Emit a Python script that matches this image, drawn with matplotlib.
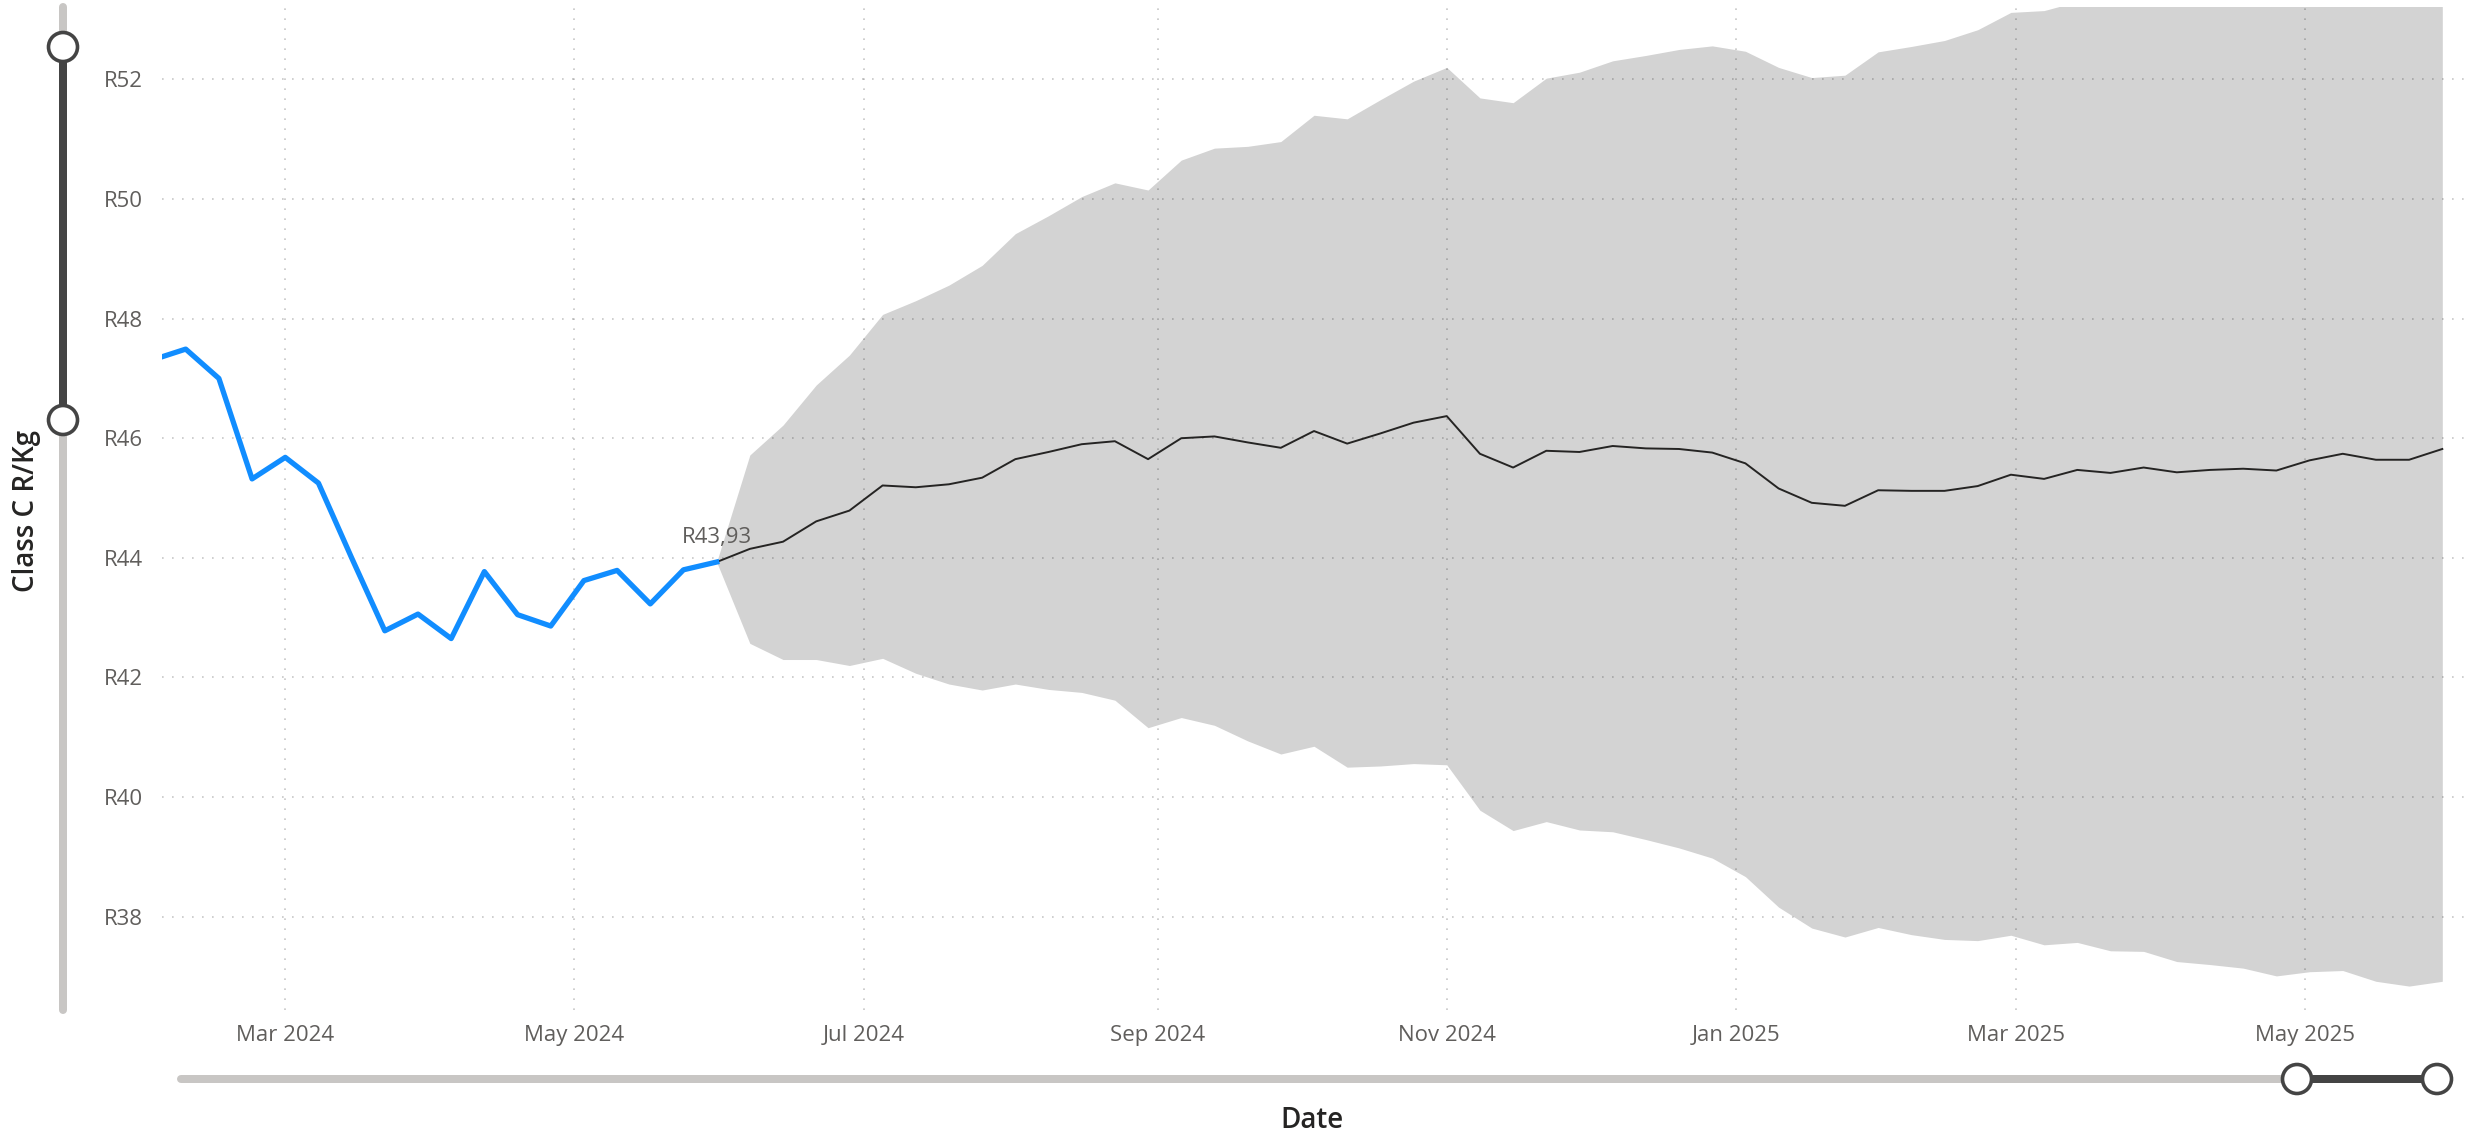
import numpy as np
import pandas as pd
import matplotlib
matplotlib.use("Agg")
import matplotlib.pyplot as plt
from matplotlib.patches import Circle

plt.rcParams['font.family'] = ['Open Sans', 'DejaVu Sans']

# weekly actual price, Class C R/Kg
actual_start = "2024-02-02"
actual = [47.31, 47.49, 47.00, 45.32, 45.68, 45.25, 44.00, 42.78, 43.06, 42.65,
          43.77, 43.05, 42.86, 43.62, 43.79, 43.23, 43.80, 43.93]

# weekly forecast with confidence band
forecast_start = "2024-05-31"
forecast = [43.93, 44.15, 44.27, 44.61, 44.79, 45.21, 45.18, 45.23, 45.34, 45.65,
            45.77, 45.90, 45.95, 45.65, 46.00, 46.03, 45.93, 45.84, 46.12, 45.91,
            46.08, 46.26, 46.37, 45.74, 45.51, 45.79, 45.77, 45.87, 45.83, 45.82,
            45.76, 45.58, 45.16, 44.92, 44.87, 45.13, 45.12, 45.12, 45.20, 45.39,
            45.32, 45.47, 45.42, 45.51, 45.43, 45.47, 45.49, 45.46, 45.63, 45.74,
            45.64, 45.64, 45.82]
upper = [43.93, 45.72, 46.22, 46.89, 47.39, 48.07, 48.30, 48.56, 48.89, 49.42,
         49.72, 50.04, 50.27, 50.15, 50.65, 50.85, 50.88, 50.96, 51.40, 51.34,
         51.66, 51.97, 52.20, 51.69, 51.61, 52.02, 52.12, 52.31, 52.40, 52.50,
         52.56, 52.47, 52.20, 52.03, 52.07, 52.46, 52.55, 52.65, 52.83, 53.12,
         53.15, 53.30, 53.38, 53.45, 53.50, 53.58, 53.62, 53.70, 53.76, 53.82,
         53.90, 53.96, 54.02]
lower = [43.93, 42.57, 42.30, 42.30, 42.20, 42.32, 42.07, 41.89, 41.79, 41.89,
         41.80, 41.75, 41.62, 41.16, 41.33, 41.20, 40.94, 40.72, 40.85, 40.50,
         40.52, 40.56, 40.54, 39.78, 39.44, 39.59, 39.45, 39.42, 39.29, 39.15,
         38.98, 38.67, 38.16, 37.81, 37.66, 37.82, 37.70, 37.62, 37.60, 37.69,
         37.53, 37.57, 37.43, 37.42, 37.25, 37.20, 37.14, 37.01, 37.08, 37.10,
         36.92, 36.84, 36.92]

x_ticks = ["2024-03-01", "2024-05-01", "2024-07-01", "2024-09-01",
           "2024-11-01", "2025-01-01", "2025-03-01", "2025-05-01"]
y_ticks = [38, 40, 42, 44, 46, 48, 50, 52]

actual_dates = pd.date_range(actual_start, periods=len(actual), freq="7D")
fc_dates = pd.date_range(forecast_start, periods=len(forecast), freq="7D")

W, H = 2471, 1134
fig = plt.figure(figsize=(W / 100, H / 100), dpi=100)
ax = fig.add_axes([162 / W, 1 - 1010 / H, (2466 - 162) / W, (1010 - 7) / H])

ax.fill_between(fc_dates, lower, upper, color="#D3D3D3", lw=0, zorder=0.2)
ax.plot(fc_dates, forecast, color="#252423", lw=1.4, zorder=2)
ax.plot(actual_dates, actual, color="#118DFF", lw=3.8,
        solid_joinstyle="round", zorder=3)
ax.annotate(f"R{actual[-1]:.2f}".replace(".", ","), (actual_dates[-1], actual[-1]),
            xytext=(0, 10), textcoords="offset points", ha="center", va="bottom",
            fontsize=16, color="#605E5C")

ax.set_xlim(pd.Timestamp("2024-02-04"), pd.Timestamp("2025-06-04"))
ax.set_ylim(36.44, 53.21)
ax.set_xticks(pd.to_datetime(x_ticks))
ax.set_xticklabels([pd.Timestamp(d).strftime("%b %Y") for d in x_ticks])
ax.set_yticks(y_ticks)
ax.set_yticklabels([f"R{v}" for v in y_ticks])
ax.tick_params(length=0, labelsize=16, labelcolor="#605E5C")
ax.tick_params(axis="x", pad=11)
ax.tick_params(axis="y", pad=14)
for s in ax.spines.values():
    s.set_visible(False)
ax.set_axisbelow(True)
ax.grid(True, color="black", alpha=0.22, lw=1.2, linestyle=(0, (1, 5)))

fig.text(27 / W, 1 - 511 / H, "Class C R/Kg", rotation=90, ha="center", va="center",
         fontsize=20, fontweight="semibold", color="#252423")
fig.text(1312 / W, 1 - 1121 / H, "Date", ha="center", va="center",
         fontsize=20, fontweight="semibold", color="#252423")

# zoom sliders (pixel coordinates)
ov = fig.add_axes([0, 0, 1, 1], zorder=5)
ov.set_xlim(0, W)
ov.set_ylim(H, 0)
ov.axis("off")
bar_lw = 8 / 1.389
ov.plot([63, 63], [7, 1010], color="#C8C6C4", lw=bar_lw, solid_capstyle="round", zorder=1)
ov.plot([63, 63], [47, 420], color="#444444", lw=bar_lw, solid_capstyle="butt", zorder=1)
ov.plot([181, 2437], [1079, 1079], color="#C8C6C4", lw=bar_lw, solid_capstyle="round", zorder=1)
ov.plot([2297, 2437], [1079, 1079], color="#444444", lw=bar_lw, solid_capstyle="butt", zorder=1)
for cx, cy in [(63, 47), (63, 420), (2297, 1079), (2437, 1079)]:
    ov.add_patch(Circle((cx, cy), 14.5, fc="white", ec="#444444", lw=2.6, zorder=3))

fig.savefig("out.png", dpi=100)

• [Exercise requirements] Write out again exactly the lines from the start of the data above through the line containing "43.77, 43.05, 42.86, 43.62, 43.79, 43.23, 43.80, 43.93]", inclusive, excluding any pictures.

• [Result below]
Emit a Python script that matches this image, drawn with matplotlib.
import numpy as np
import pandas as pd
import matplotlib
matplotlib.use("Agg")
import matplotlib.pyplot as plt
from matplotlib.patches import Circle

plt.rcParams['font.family'] = ['Open Sans', 'DejaVu Sans']

# weekly actual price, Class C R/Kg
actual_start = "2024-02-02"
actual = [47.31, 47.49, 47.00, 45.32, 45.68, 45.25, 44.00, 42.78, 43.06, 42.65,
          43.77, 43.05, 42.86, 43.62, 43.79, 43.23, 43.80, 43.93]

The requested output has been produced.